In a city known for its burgeoning art scene, the Georg Kolbe Museum flies surprisingly under the radar. When I was first told of it, it was in a reverential manner, almost hush-hush. It was, said the friend that had unexpectedly turned me into his confidant, one of the city’s best-kept secrets.
After a quick research, nothing seemed to indicate that the museum prided itself on being terribly exclusive: it had regular opening hours, state-of-the-art branding, and a steady rotation of contemporary art exhibitions. What, then, made it such a hot tip? Determined to find out what the buzz was all about, I kicked off my journey west.
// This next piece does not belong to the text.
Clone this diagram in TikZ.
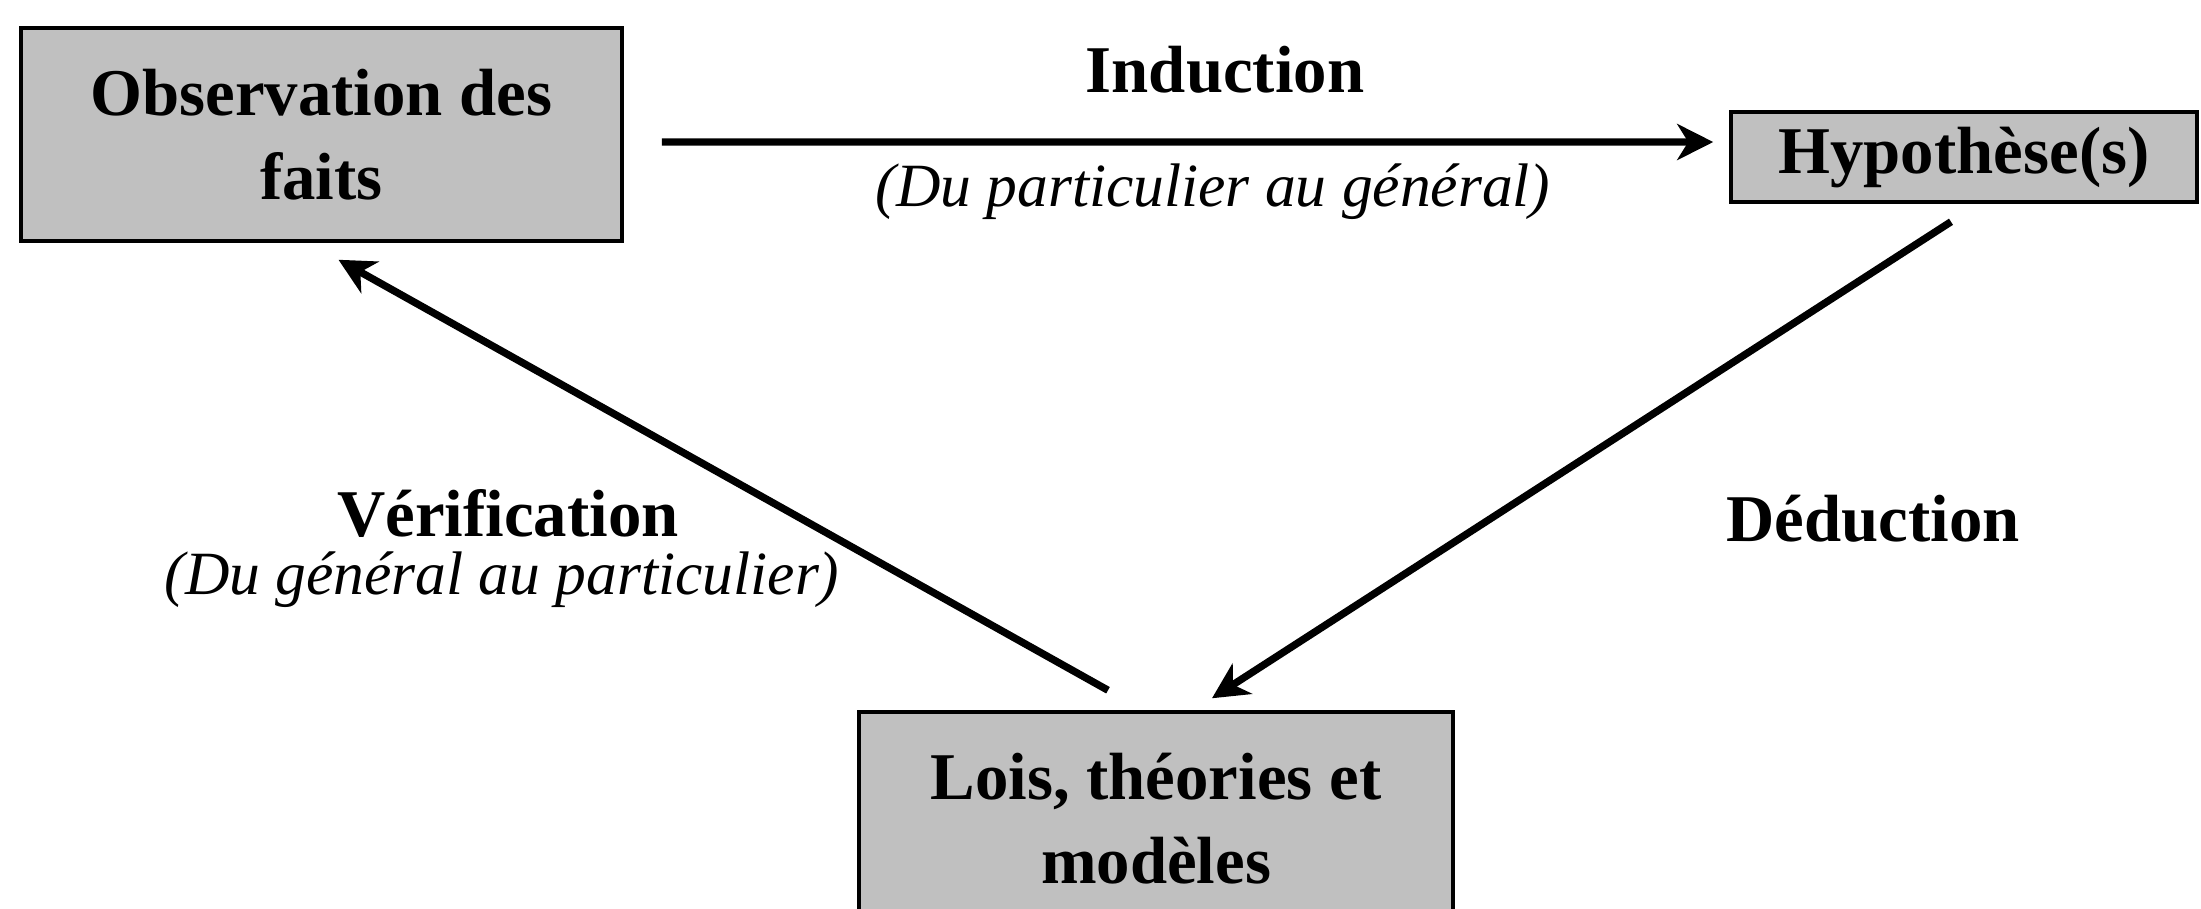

Here was the first indicator that something was out of the ordinary: the museum is located near the western confines of the city, in a residential area devoid of hotspots or tourist traps. That’s because the Georg Kolbe Museum is, in fact, a house. Its singularity started to make itself evident: this was not a mere cultural outing, but an expedition to the place where one of Germany’s most important sculptors worked and lived––and the only artist studio from the 1920s open to the public in the German capital.
“This wall here connects the two buildings, so it looks like a closed organism from the outside. And the garden is inside, hidden. So it’s like an oasis––or a cloister,” Julia Wallner, the museum’s director, tells me. We’re sitting on a bench in the garden, among sculptures and pine trees. She has described the place to perfection: when you walk down the street, all you can see are brown brick walls that hint at one house. After entering through a very tiny door, the actual space opens: two buildings face each other–the one to the left, Kolbe’s daughter’s house, is now a pleasant cafe–a garden in between. And not just any garden, but the trees and path that were on the land before construction began. Kolbe was adamant that the natural course of the Grunewald forest was to be respected. Just as his sculptural work celebrated naturalism, the importance of the organic prevails in the way he wanted to live.